The New York Times has this extensive new article on clemency in Minnesota (and elsewhere) titled “‘I Want to Be Forgiven. I Just Want to Be Forgiven.’: When the Minnesota Board of Pardons meets, supplicants have 10 minutes to make the case for mercy.” I recommend the long piece’s intricate discussion of the Minnesota clemency process, and here is an excerpt from the article discussing clemency more generally:

No one can expect mercy. No one has the right to be forgiven. Pardons live beyond the parameters of the criminal code’s black-and-white text. They are, by nature, extraordinary.

Rooted in part in the ancient doctrine that monarchs derive power directly from God, pardons are a discretionary tool often given to the executive branch — the president and the governor — to override court-ordered sanctions: to shorten a prison sentence, restore civil rights or eliminate the obligation to identify oneself as a felon.

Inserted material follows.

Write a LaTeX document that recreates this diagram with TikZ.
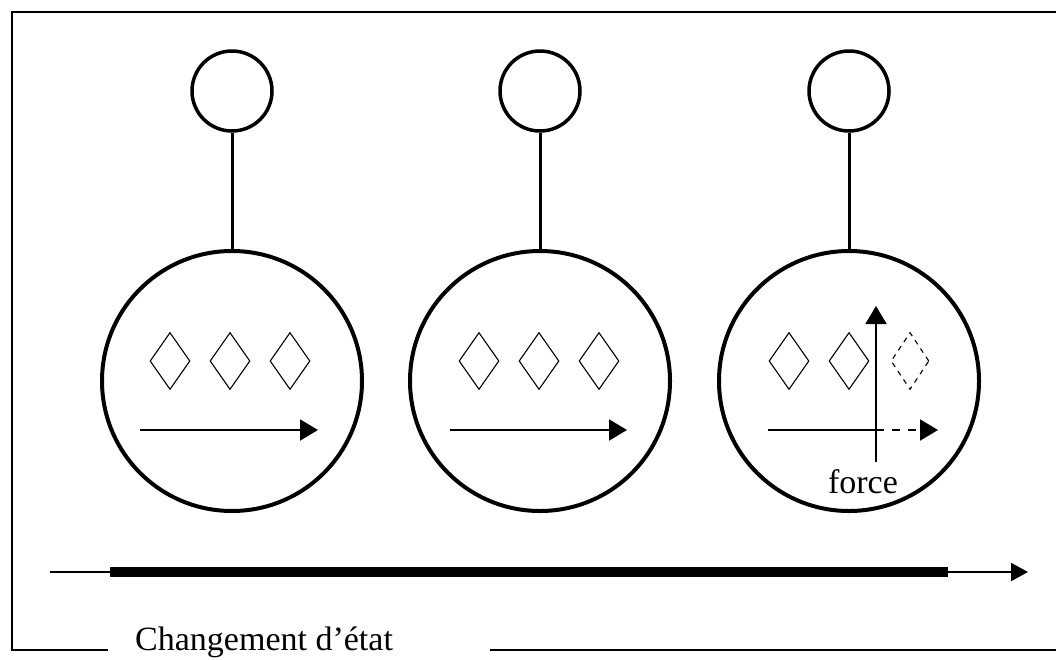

They are intended to provide relief from what Alexander Hamilton, in the Federalist Papers, called the “necessary severity” of the law — a kind of safety valve against injustices inherent in justice systems….

There are other systems for restoring legal and social status, including diversion programs, expungement and record-sealing. Pardons, though, carry the emotional heft of society’s forgiveness. And depending on the jurisdiction, their application can be transparent or mysterious, reasoned or arbitrary — even questionable, with some reformers calling them a capricious relic….

Two generations ago, as drug-related violence plagued many cities, presidents and governors adopted tough-on-crime stances that, among other consequences, led to fewer pardons. The many social benefits that might accrue from mercy were determined not to be worth the political risk. According to the nonprofit Collateral Consequences Resource Center, the pardon became “a shadow of its once-robust self.”

“It is a national struggle in legislatures to figure out how to deal with this enormous number of people with a criminal record who can’t get jobs or housing,” said Margaret Love, the founder of the resource center and a former United States pardon attorney. “We’re trying to reintegrate people, but we still won’t forgive them.”